Wouldn’t it be good if we could, as our gathering prayer put it, palpably sense the beauty before, the beauty under, the beauty around? As I was fussing with the new format for today’s bulletin, trying to find a font that worked for the vision I had in my head, I had highlighted, the words, “I walk with beauty,” and used them to try out different fonts, which meant that I read those words over and over and over again. I suddenly realized I was doing, in my mind at least, since I was the only one here, what the words suggested. I had the sense that I was not alone. That the air I breathed was not just the stuff of nitrogen, oxygen and carbon dioxide that it surely us, but that it was a part of God. And that no thing was not apart from this cosmic web of connection that makes you my brother and you my sister and gives my actions and all of our actions urgency and importance.
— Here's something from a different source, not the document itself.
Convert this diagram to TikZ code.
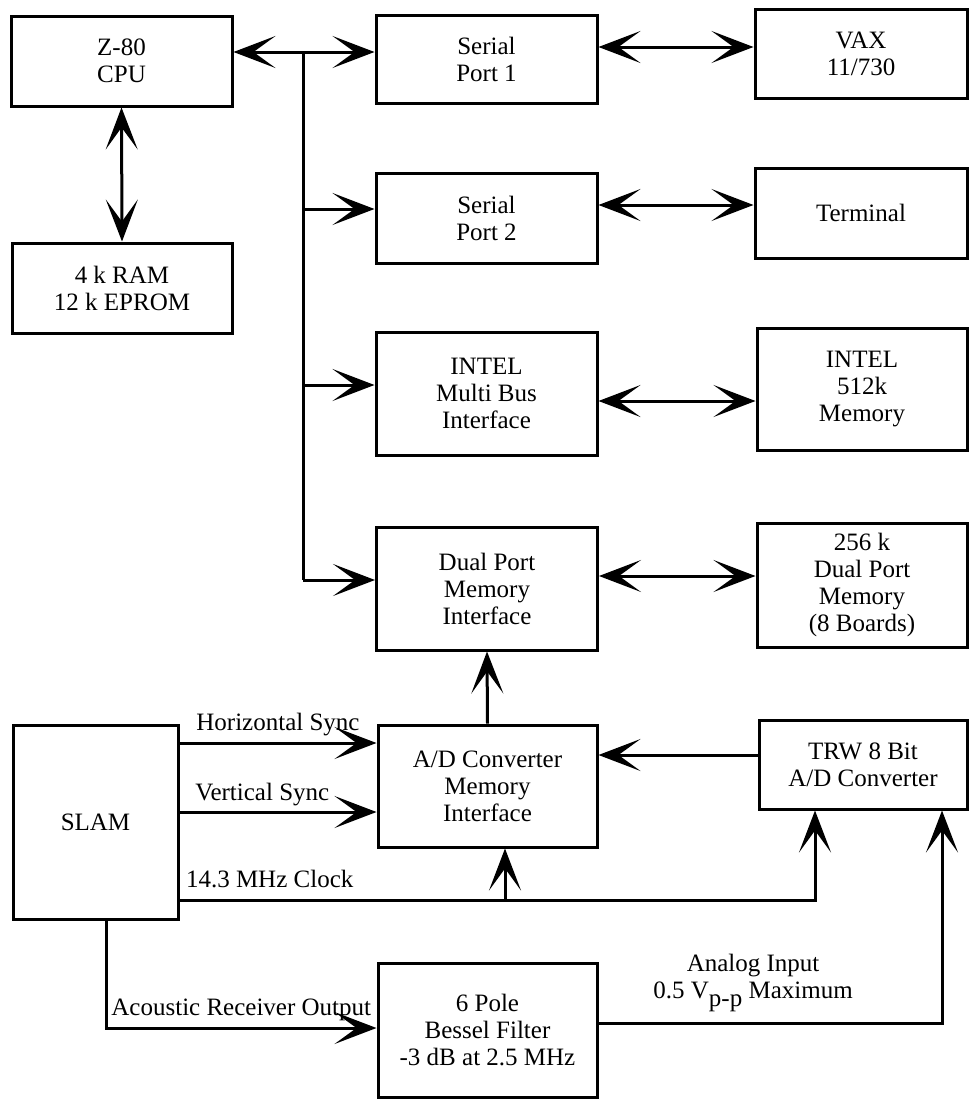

Part of the task whenever and wherever we gather to worship is to bring ourselves into this space. Because I did not say that that was only my task, or the task of Erik or Mary Jane, but our collective task, that feels a bit different when we sit close and tight to one another, when the sounds of our voices can be heard as the human voice with all of its tensions and releases that make it individual to you. It is all too easy, especially in the sanctuary to hide our voices because “I can’t sing.” But when we bring ourselves into this space were we cannot hide, we discover that we become, no matter what we think our foibles to be, no matter what we perceive our own shortcomings to consist of, like a child again — free to seek in one another the kind of cooperation and mutual understanding that we treasure as the possibility for grace and unimaginable good.
This is a beauty. It is like standing in front of a Rembrandt for a long time. Or like listening to a poem for the second time. We see things not of our own constellations.
Here’s called Piano, by DH Lawrence.
Softly, in the dusk, a woman is singing to me;
Taking me back down the vista of years, till I see
A child sitting under the piano, in the boom of the tingling strings
And pressing the small, poised feet of a mother who smiles as she sings.
In spite of myself, the insidious mastery of song
Betrays me back, till the heart of me weeps to belong
To the old Sunday evenings at home, with winter outside
And hymns in the cosy parlour, the tinkling piano our guide.
So now it is vain for the singer to burst into clamour
With the great black piano appassionato. The glamour
Of childish days is upon me, my manhood is cast
Down in the flood of remembrance, I weep like a child for the past.
I read this poem when I was in college. But I didn’t remember it until I heard Garrison Keillor read it on Wednesday morning, September 12, 2001.
Mary Jane to read “Piano” again.
September 11 was not a beautiful day in the annuals of history. But it was a stunningly gorgeous day by any other measure. The beauty with which we have to do in worship does not necessarily wrench tears from us, and it may reach divine heights– but it cannot forget that we humans live passioned lives, that our music soars and booms and even tinkles and tingles. To hear a poem the second time is to see the ordinary with beauty, before and under and around. It changes the way we face our mortality. To hear a poem a second time is to see differently, to see that that the ruler and compass which which we tend to circumscribe our lives and even our worship, are only for finite mortals who labour to overcome their limitations; to hear a poem a second time is to let the circumambulancy of grace lead where it will and find there home.
I want to conclude by reading one more poem. This one by the famous poet of the working land, Wendell Berry. It’s called a Timbered Choir.
A Timbered Choir
Raking hay on a rough slope,
when I was about sixteen,
I drove to the ridgetop and saw
in a neighbor’s field on the other side
a pond in a swale, and around it
the whole field filled
with chicory in bloom, blue
as the sky reflected in the pond—
bluer even, and somehow lighter;
though they belonged to gravity.
They were the morning’s
blossoms and would not last.
But I go back now in my mind
to when I drew the long windrow
to the top of the rise, and I see
the blue-flowered field, holding
in its center the sky-reflecting pond.
It seems, as then, another world
in this world, such as a pilgrim
might travel days and years
to find, and find at last
on the morning of his return
by his mere being at home
awake—a moment seen, forever known.
When we gather for worship, we gather to be lead to see; to see another world in this world. Not two worlds — one world different because we see it as God’s. Because for all the disappointments and failures we know in it, the pilgrim possibility is always open for us.
So we gather for worship as fellow pilgrims on the quest for beauty, to encourage each other in the one goal before us, will you let go of the ruler and compass and be here for the moment — seen and forever known? This is the call of God today.
Erik to read “The Timbered Choir” again.